Algerian Terror Sends Shocks Through Industry
The hostage attacks in Algeria have sent shockwaves through the hydrocarbon industry.
And gas supplies to European countries could already be feeling the effects.
The Financial Times reports that many oil and gas multinationals are evacuating personnel from the north African country, as full details of the toll of Thursday's counter-terrorism action by Algerian forces begins to emerge.
It is understood that dozens of hostages remain within the In Amenas gas production plant in eastern Algeria, over a thousand miles from the capital, Algiers.
In Amenas is co-managed by BP, Statoil and the Algerian state energy producer, Sonatrach.
A huge field, In Amenas produces 9bn cubic metres a year of gas – about 12 per cent of Algeria’s total output and 18 per cent of its gas exports, according to Société Générale.

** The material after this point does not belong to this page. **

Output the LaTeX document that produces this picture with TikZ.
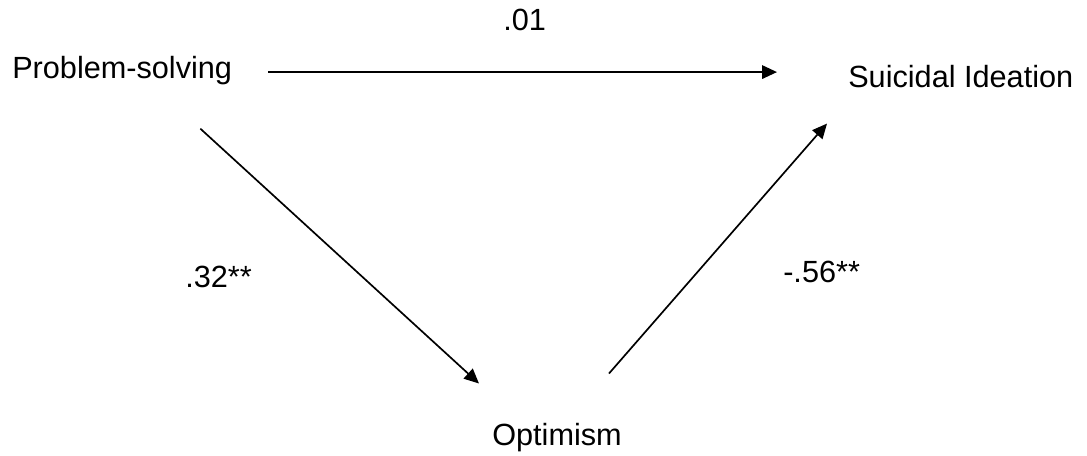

Snam Rete, operator of the Italian gas grid, said volumes of gas pumped into Italy from Algeria via the Mediterranean had fallen by about 10 million cubic metres a day to 60-65mcm/d - a troubling drop in the middle of winter.
BP, originally the principal foreign developer of the field, announced its first gas production there in 2006.
Algeria, a country of 919,595 square miles including parts of the Sahara Desert, is rich in both oil and gas, and managed to keep production going despite a long and bloody internal war in the 1990s. The current attacks are linked to anger over France's intervention into neighbouring Mali against Islamist rebels.